[Entries with chart source code]
● ● ● ●

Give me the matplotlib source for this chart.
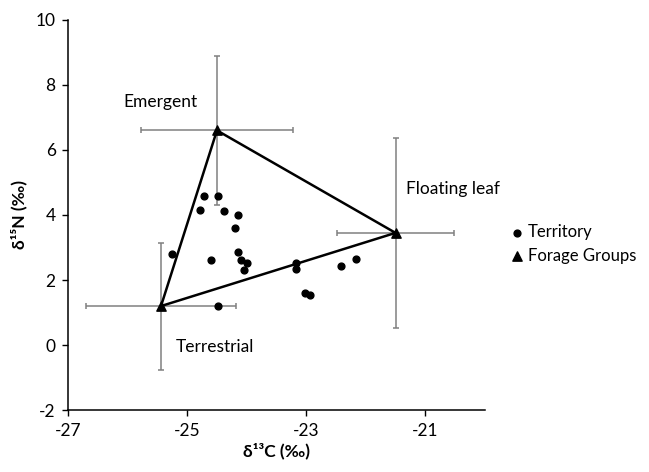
import matplotlib
matplotlib.use("Agg")
import matplotlib.pyplot as plt

plt.rcParams["font.family"] = ["Lato", "DejaVu Sans"]
plt.rcParams["axes.unicode_minus"] = False

# territory samples (d13C, d15N)
terr_c = [-24.71, -24.49, -24.78, -24.38, -24.14, -24.20, -25.26, -24.60, -24.14, -24.09,
          -23.99, -24.04, -23.17, -23.17, -22.41, -22.17, -23.02, -22.93, -24.49]
terr_n = [4.59, 4.59, 4.15, 4.13, 4.01, 3.59, 2.80, 2.62, 2.87, 2.63,
          2.52, 2.32, 2.52, 2.33, 2.43, 2.64, 1.59, 1.54, 1.19]

# forage groups: mean and error
groups = ["Emergent", "Floating leaf", "Terrestrial"]
group_c = [-24.5, -21.5, -25.44]
group_n = [6.6, 3.45, 1.2]
group_c_err = [1.27, 0.98, 1.26]
group_n_err = [2.3, 2.93, 1.95]

fs = 12.5

fig = plt.figure(figsize=(6.49, 4.72), dpi=100)
ax = fig.add_axes([0.105, 0.131, 0.642, 0.827])

ax.errorbar(group_c, group_n, xerr=group_c_err, yerr=group_n_err, fmt="none",
            ecolor="#808080", elinewidth=1.1, capsize=2.5, capthick=1.1, zorder=1)

hull_c = group_c + group_c[:1]
hull_n = group_n + group_n[:1]
ax.plot(hull_c, hull_n, color="black", lw=1.8, zorder=2)

ax.scatter(terr_c, terr_n, s=24, color="black", marker="o", zorder=3, label="Territory")
ax.scatter(group_c, group_n, s=45, color="black", marker="^", zorder=4, label="Forage Groups")

label_pos = {"Emergent": (-26.08, 7.48), "Floating leaf": (-21.33, 4.8), "Terrestrial": (-25.19, -0.05)}
for g in groups:
    lx, ly = label_pos[g]
    ax.text(lx, ly, g, ha="left", va="center", fontsize=fs)

ax.set_xlim(-27, -20)
ax.set_ylim(-2, 10)
ax.set_xticks([-27, -25, -23, -21])
ax.set_yticks(range(-2, 11, 2))
ax.tick_params(labelsize=fs, direction="out", length=4, width=1, pad=5)
for s in ["top", "right"]:
    ax.spines[s].set_visible(False)
for s in ["left", "bottom"]:
    ax.spines[s].set_linewidth(1.1)

ax.set_xlabel("δ¹³C (‰)", fontsize=fs, fontweight="bold", labelpad=3)
ax.set_ylabel("δ¹⁵N (‰)", fontsize=fs, fontweight="bold", labelpad=6)

fig.legend(loc="center left", bbox_to_anchor=(0.758, 0.483), frameon=False, fontsize=12,
           handletextpad=0.05, handlelength=1.2, labelspacing=0.45)

fig.savefig("out.png", dpi=100)
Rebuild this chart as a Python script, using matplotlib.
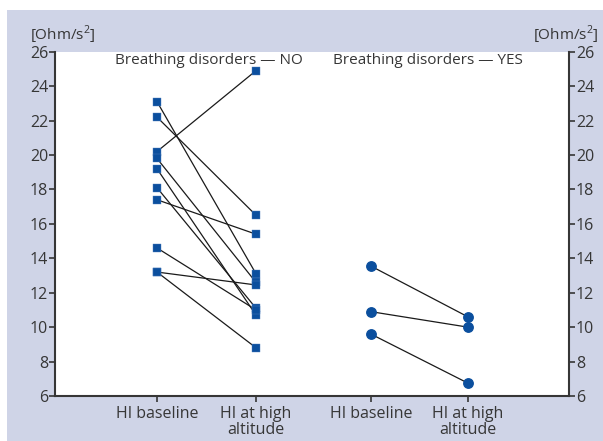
import matplotlib
matplotlib.use("Agg")
import matplotlib.pyplot as plt
from matplotlib.patches import Rectangle

# HI values [Ohm/s^2], each pair = one subject (baseline, high altitude)
no_baseline = [23.1, 22.2, 20.2, 19.8, 19.2, 18.1, 17.4, 14.6, 13.2, 13.2]
no_altitude = [13.1, 16.5, 24.9, 12.6, 10.7, 11.1, 15.4, 11.0, 12.45, 8.8]
yes_baseline = [13.55, 10.9, 9.6]
yes_altitude = [10.6, 10.0, 6.75]

tick_labels = ["HI baseline", "HI at high\naltitude", "HI baseline", "HI at high\naltitude"]
group_titles = ["Breathing disorders \u2014 NO", "Breathing disorders \u2014 YES"]
unit = "[Ohm/s$^{2}$]"
y_ticks = list(range(6, 27, 2))

blue = "#0b4f9e"
frame = "#cfd4e7"
ink = "#363636"

plt.rcParams["font.family"] = ["Open Sans", "DejaVu Sans"]
plt.rcParams["mathtext.fontset"] = "custom"
plt.rcParams["mathtext.rm"] = "Open Sans"

fig = plt.figure(figsize=(6.03, 4.41), dpi=100)
fig.patches.append(Rectangle((7 / 603, 0), 1, 1 - 10 / 441, transform=fig.transFigure,
                             facecolor=frame, edgecolor="none", zorder=-10))

W, H = 603, 441
ax = fig.add_axes([55 / W, 1 - 396 / H, (569 - 55) / W, (396 - 51.7) / H])
ax.set_facecolor("white")

xpos = [1, 2, 3.16, 4.14]

for b, a in zip(no_baseline, no_altitude):
    ax.plot([xpos[0], xpos[1]], [b, a], color="#1a1a1a", lw=0.9, zorder=2)
ax.plot([xpos[0]] * len(no_baseline), no_baseline, "s", color=blue, ms=6.2, mec="#4f7fbd",
        mew=0.3, ls="none", zorder=3)
ax.plot([xpos[1]] * len(no_altitude), no_altitude, "s", color=blue, ms=6.2, mec="#4f7fbd",
        mew=0.3, ls="none", zorder=3)

for b, a in zip(yes_baseline, yes_altitude):
    ax.plot([xpos[2], xpos[3]], [b, a], color="#1a1a1a", lw=0.9, zorder=2)
ax.plot([xpos[2]] * len(yes_baseline), yes_baseline, "o", color=blue, ms=6.8, ls="none", zorder=3)
ax.plot([xpos[3]] * len(yes_altitude), yes_altitude, "o", color=blue, ms=6.8, ls="none", zorder=3)

ax.set_xlim(1 - 102 / 99, 1 + (569 - 157) / 99)
ax.set_ylim(6, 26)
ax.set_yticks(y_ticks)
ax.set_xticks(xpos)
ax.set_xticklabels(tick_labels, fontsize=11, color=ink, linespacing=1.0)
ax.tick_params(axis="both", colors=ink, labelsize=11.5, length=4, width=1.2, direction="out",
               pad=1)
ax.tick_params(axis="x", pad=3)
ax.tick_params(axis="y", left=True, right=True, labelleft=True, labelright=True)
for lab in ax.get_yticklabels():
    lab.set_color(ink)

for s in ["left", "right", "bottom"]:
    ax.spines[s].set_color(ink)
    ax.spines[s].set_linewidth(1.5)
ax.spines["top"].set_visible(False)

ax.text((xpos[0] + xpos[1]) / 2 + 0.02, 25.5, group_titles[0], ha="center", va="center",
        fontsize=11, color=ink)
ax.text((xpos[2] + xpos[3]) / 2 + 0.09, 25.5, group_titles[1], ha="center", va="center",
        fontsize=11, color=ink)

fig.text(30 / W, 1 - 35 / H, unit, ha="left", va="center", fontsize=11, color=ink)
fig.text(599 / W, 1 - 35 / H, unit, ha="right", va="center", fontsize=11, color=ink)

fig.savefig("out.png", dpi=100)
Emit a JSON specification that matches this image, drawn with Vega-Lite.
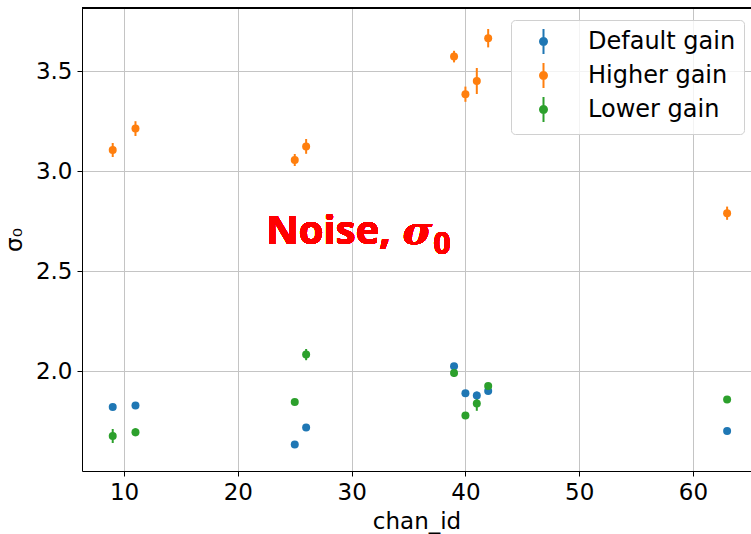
{
  "$schema": "https://vega.github.io/schema/vega-lite/v6.json",
  "autosize": {"type": "none"},
  "padding": {"left": 82, "top": 8, "right": 0, "bottom": 63},
  "width": 669,
  "height": 463,
  "background": "white",
  "config": {
    "view": {"stroke": null},
    "font": "DejaVu Sans",
    "axis": {
      "labelFont": "DejaVu Sans",
      "titleFont": "DejaVu Sans",
      "labelFontSize": 23,
      "titleFontSize": 23,
      "labelColor": "#000",
      "titleColor": "#000",
      "titleFontWeight": "normal",
      "domainColor": "#000",
      "domainWidth": 1,
      "tickColor": "#000",
      "tickSize": 5,
      "tickWidth": 1,
      "gridColor": "#c4c4c4",
      "gridWidth": 1,
      "labelPadding": 5
    }
  },
  "data": {
    "values": [
      {"chan_id": 9, "sigma": 1.820, "err": 0.007, "gain": "Default gain"},
      {"chan_id": 11, "sigma": 1.827, "err": 0.007, "gain": "Default gain"},
      {"chan_id": 25, "sigma": 1.632, "err": 0.012, "gain": "Default gain"},
      {"chan_id": 26, "sigma": 1.717, "err": 0.007, "gain": "Default gain"},
      {"chan_id": 39, "sigma": 2.024, "err": 0.012, "gain": "Default gain"},
      {"chan_id": 40, "sigma": 1.889, "err": 0.007, "gain": "Default gain"},
      {"chan_id": 41, "sigma": 1.877, "err": 0.02, "gain": "Default gain"},
      {"chan_id": 42, "sigma": 1.900, "err": 0.008, "gain": "Default gain"},
      {"chan_id": 63, "sigma": 1.700, "err": 0.006, "gain": "Default gain"},
      {"chan_id": 9, "sigma": 3.105, "err": 0.035, "gain": "Higher gain"},
      {"chan_id": 11, "sigma": 3.212, "err": 0.037, "gain": "Higher gain"},
      {"chan_id": 25, "sigma": 3.055, "err": 0.03, "gain": "Higher gain"},
      {"chan_id": 26, "sigma": 3.123, "err": 0.037, "gain": "Higher gain"},
      {"chan_id": 39, "sigma": 3.572, "err": 0.029, "gain": "Higher gain"},
      {"chan_id": 40, "sigma": 3.384, "err": 0.038, "gain": "Higher gain"},
      {"chan_id": 41, "sigma": 3.450, "err": 0.065, "gain": "Higher gain"},
      {"chan_id": 42, "sigma": 3.664, "err": 0.046, "gain": "Higher gain"},
      {"chan_id": 63, "sigma": 2.789, "err": 0.033, "gain": "Higher gain"},
      {"chan_id": 9, "sigma": 1.675, "err": 0.035, "gain": "Lower gain"},
      {"chan_id": 11, "sigma": 1.694, "err": 0.02, "gain": "Lower gain"},
      {"chan_id": 25, "sigma": 1.845, "err": 0.01, "gain": "Lower gain"},
      {"chan_id": 26, "sigma": 2.082, "err": 0.028, "gain": "Lower gain"},
      {"chan_id": 39, "sigma": 1.990, "err": 0.02, "gain": "Lower gain"},
      {"chan_id": 40, "sigma": 1.777, "err": 0.01, "gain": "Lower gain"},
      {"chan_id": 41, "sigma": 1.837, "err": 0.036, "gain": "Lower gain"},
      {"chan_id": 42, "sigma": 1.925, "err": 0.015, "gain": "Lower gain"},
      {"chan_id": 63, "sigma": 1.857, "err": 0.01, "gain": "Lower gain"}
    ]
  },
  "encoding": {
    "x": {"field": "chan_id", "type": "quantitative",
      "scale": {"domain": [6.3, 65.1], "nice": false, "zero": false},
      "axis": {"values": [10, 20, 30, 40, 50, 60], "title": "chan_id", "titlePadding": 6, "grid": true}},
    "y": {"field": "sigma", "type": "quantitative",
      "scale": {"domain": [1.5, 3.815], "nice": false, "zero": false},
      "axis": {"values": [2.0, 2.5, 3.0, 3.5], "format": ".1f", "title": "σ₀", "titlePadding": 9, "grid": true}},
    "color": {"field": "gain", "type": "nominal",
      "scale": {"domain": ["Default gain", "Higher gain", "Lower gain"], "range": ["#1f77b4", "#ff7f0e", "#2ca02c"]},
      "legend": {
        "title": null,
        "orient": "none",
        "legendX": 429,
        "legendY": 12,
        "padding": 8,
        "symbolOffset": 11,
        "symbolType": "M0,-1L0,1M0.28,0A0.28,0.28,0,1,1,-0.28,0A0.28,0.28,0,1,1,0.28,0Z",
        "symbolSize": 625,
        "symbolStrokeWidth": 2,
        "labelFont": "DejaVu Sans",
        "labelFontSize": 24,
        "labelColor": "#000",
        "labelOffset": 31,
        "rowPadding": 1,
        "fillColor": "rgba(255,255,255,0.8)",
        "strokeColor": "#d0d0d0",
        "cornerRadius": 4,
        "encode": {"symbols": {"update": {"stroke": {"scale": "color", "field": "value"}, "fill": {"scale": "color", "field": "value"}, "opacity": {"value": 1}}}}
      }}
  },
  "layer": [
    {
      "mark": {"type": "rule", "color": "#000", "strokeWidth": 1},
      "encoding": {"x": null, "color": null, "y": {"datum": 3.815, "type": "quantitative"}}
    },
    {
      "mark": {"type": "errorbar", "rule": {"strokeWidth": 2}},
      "encoding": {
        "yError": {"field": "err"}
      }
    },
    {
      "mark": {"type": "point", "filled": true, "size": 64, "opacity": 1}
    },
    {
      "mark": {"type": "text", "text": "Noise,", "font": "Open Sans", "fontWeight": "bold", "fontSize": 40, "color": "#ff0000", "align": "left", "baseline": "alphabetic"},
      "encoding": {"color": null, "x": {"datum": 22.5, "type": "quantitative"}, "y": {"datum": 2.634, "type": "quantitative"}}
    },
    {
      "mark": {"type": "text", "text": "σ", "font": "DejaVu Serif", "fontWeight": "bold", "fontStyle": "italic", "fontSize": 40, "color": "#ff0000", "align": "left", "baseline": "alphabetic"},
      "encoding": {"color": null, "x": {"datum": 34.5, "type": "quantitative"}, "y": {"datum": 2.634, "type": "quantitative"}}
    },
    {
      "mark": {"type": "text", "text": "0", "font": "Open Sans", "fontWeight": "bold", "fontSize": 30, "color": "#ff0000", "align": "left", "baseline": "alphabetic"},
      "encoding": {"color": null, "x": {"datum": 37.2, "type": "quantitative"}, "y": {"datum": 2.584, "type": "quantitative"}}
    }
  ]
}
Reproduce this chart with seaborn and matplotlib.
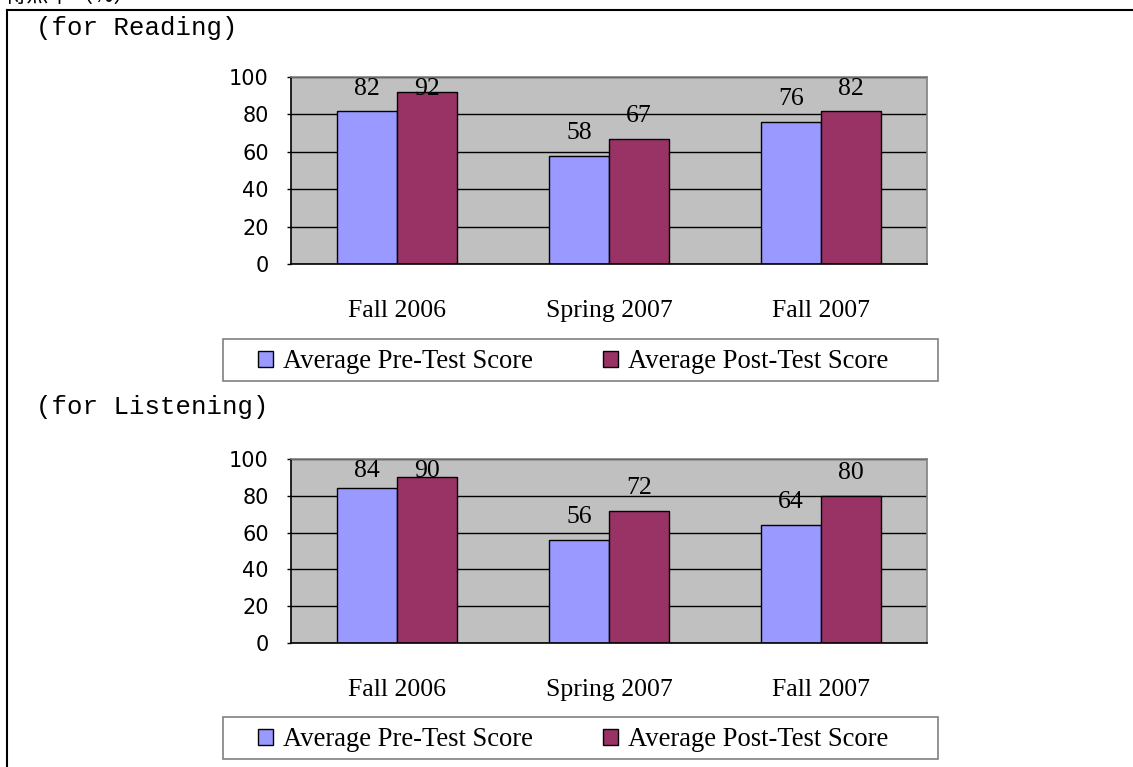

● ● ● ●

Please take the lines from the beginning of the data above through the line holding "group_n_err = [2.3, 2.93, 1.95]" and transcribe them exactly, without any pictures.

**Task answer**
Give me the matplotlib source for this chart.
import matplotlib
matplotlib.use("Agg")
import matplotlib.pyplot as plt

plt.rcParams["font.family"] = ["Lato", "DejaVu Sans"]
plt.rcParams["axes.unicode_minus"] = False

# territory samples (d13C, d15N)
terr_c = [-24.71, -24.49, -24.78, -24.38, -24.14, -24.20, -25.26, -24.60, -24.14, -24.09,
          -23.99, -24.04, -23.17, -23.17, -22.41, -22.17, -23.02, -22.93, -24.49]
terr_n = [4.59, 4.59, 4.15, 4.13, 4.01, 3.59, 2.80, 2.62, 2.87, 2.63,
          2.52, 2.32, 2.52, 2.33, 2.43, 2.64, 1.59, 1.54, 1.19]

# forage groups: mean and error
groups = ["Emergent", "Floating leaf", "Terrestrial"]
group_c = [-24.5, -21.5, -25.44]
group_n = [6.6, 3.45, 1.2]
group_c_err = [1.27, 0.98, 1.26]
group_n_err = [2.3, 2.93, 1.95]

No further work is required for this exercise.